Ces programmes et émissions ne doivent pas également:
-­faire usage des emblèmes nationaux;
-­faire usage de l’hymne national en totalité ou en partie;
-­comporter l’apparition dans des lieux de culte ou faire usage total ou partiel de ces lieux;
-­comporter une apparition à l’intérieur des sièges officiels identifiables comme tels, qu’ils soient locaux, régionaux ou nationaux;
-­faire apparaître des éléments, des lieux ou des sièges susceptibles de constituer une marque commerciale.

La Haute autorité de la communication audiovisuelle veille au respect des dispositions prévues dans le présent article conformément aux attributions qui lui sont dévolues par la législation en vigueur.

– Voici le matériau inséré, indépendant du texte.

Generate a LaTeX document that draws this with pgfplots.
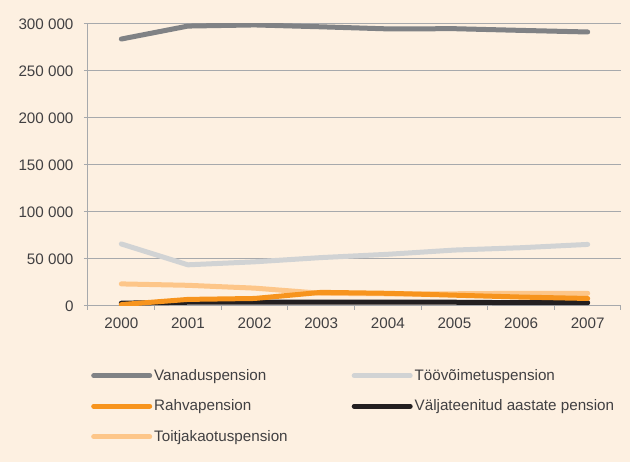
\documentclass[border=0pt]{standalone}
\usepackage{pgfplots}
\pgfplotsset{compat=1.18}
\usepackage{fontspec}
\setmainfont{Liberation Sans}
\definecolor{bg}{HTML}{FDF0E1}
\definecolor{gridc}{HTML}{A7A9AC}
\definecolor{txt}{HTML}{414042}
\definecolor{cvan}{HTML}{808285}
\definecolor{ctoo}{HTML}{D1D3D4}
\definecolor{crah}{HTML}{F7941D}
\definecolor{cval}{HTML}{231F20}
\definecolor{ctoi}{HTML}{FDC689}
\begin{document}
\begin{tikzpicture}[x=1pt,y=1pt]
\fill[bg] (0,0) rectangle (630,462);
\begin{axis}[
  at={(88pt,156pt)}, anchor=south west,
  scale only axis, width=533pt, height=282pt,
  xmin=-0.5, xmax=7.5, ymin=0, ymax=300000,
  axis x line*=bottom,
  x axis line style={draw=none},
  axis y line*=left,
  y axis line style={draw=gridc, line width=1pt},
  xtick={-0.5,0.5,...,7.5},
  x tick label as interval,
  xticklabels={2000,2001,2002,2003,2004,2005,2006,2007},
  scaled y ticks=false,
  ytick={0,50000,100000,150000,200000,250000,300000},
  yticklabels={0,50 000,100 000,150 000,200 000,250 000,300 000},
  ymajorgrids,
  grid style={draw=gridc, line width=1pt},
  tick style={draw=gridc, line width=1pt},
  tick align=outside, major tick length=4pt,
  ticklabel style={font=\fontsize{15.2}{17}\selectfont, text=txt},
  yticklabel style={xshift=-7pt},
  xticklabel style={yshift=-4pt},
  legend columns=2,
  legend style={at={(0,-0.21)}, anchor=north west, draw=none, fill=none,
    font=\fontsize{15.2}{17}\selectfont, text=txt,
    /tikz/row sep=14pt,
    /tikz/every even column/.append style={column sep=62pt}},
  legend cell align=left,
  legend image code/.code={\draw[#1] (0pt,0pt) -- (56pt,0pt);},
  every axis plot/.append style={line width=5pt, line cap=round, line join=round},
]
\addplot[cvan, forget plot] coordinates {(0,284000) (1,297800) (2,299000) (3,297000) (4,294800) (5,295000) (6,293200) (7,291500)};
\addplot[ctoo, forget plot] coordinates {(0,66000) (1,43800) (2,47000) (3,51500) (4,55000) (5,59500) (6,62000) (7,65500)};
\addplot[ctoi, forget plot] coordinates {(0,23500) (1,22000) (2,19000) (3,13500) (4,13000) (5,13000) (6,13500) (7,13500)};
\addplot[cval, forget plot] coordinates {(0,3000) (1,4000) (2,4000) (3,4000) (4,4000) (5,4000) (6,3500) (7,3500)};
\addplot[crah, forget plot] coordinates {(0,1500) (1,7000) (2,8000) (3,14500) (4,13500) (5,11500) (6,9500) (7,8000)};
\addlegendimage{cvan, line width=5pt, line cap=round}
\addlegendentry{Vanaduspension}
\addlegendimage{ctoo, line width=5pt, line cap=round}
\addlegendentry{Töövõimetuspension}
\addlegendimage{crah, line width=5pt, line cap=round}
\addlegendentry{Rahvapension}
\addlegendimage{cval, line width=5pt, line cap=round}
\addlegendentry{Väljateenitud aastate pension}
\addlegendimage{ctoi, line width=5pt, line cap=round}
\addlegendentry{Toitjakaotuspension}
\end{axis}
\useasboundingbox (0,0) rectangle (630,462);
\end{tikzpicture}
\end{document}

On pourra certes ergoter: l’article en question parle de programme électoral, et l’article 118 de ladite loi s’insert dans le chapitre 2 « Utilisation des moyens audiovisuels publics pendant les campagnes électorales et référendaires » du titre IV « Sondages d’opinion et utilisation des moyens audiovisuels publics lors des élections générales et des referendums« . En l’occurence, il s’agissait de tracts et non pas de clips électoraux diffusés sur l’audiovisuel public marocain. Mais c’est oublier que seule la loi pénale doit s’interpréter strictement sans recours à l’analogie – or ici, il s’agit du Conseil constitutionnel en tant que juge électoral, qui apprécie la régularité des opérations électorales et qui n’a pas pour rôle de réprimer des infractions pénales éventuellement commises par les candidats dont elle juge l’élection. Il est donc loisible au Conseil constitutionnel de faire – comme il le fait ici en précisant que l’interdiction de l’article 118 s’applique indépendamment du support – une application par analogie de l’article 118, et de l’appliquer à d’autres supports que les clips électoraux – cela fait sens, car si le législateur a voulu interdire aux candidats d’exploiter le sentiment religieux ou national en prohibant notamment l’usage d’images de lieux de culte, cela vaut inépendamment du support choisi par les candidats, tract électoral, clip télévisé ou clip sur Internet.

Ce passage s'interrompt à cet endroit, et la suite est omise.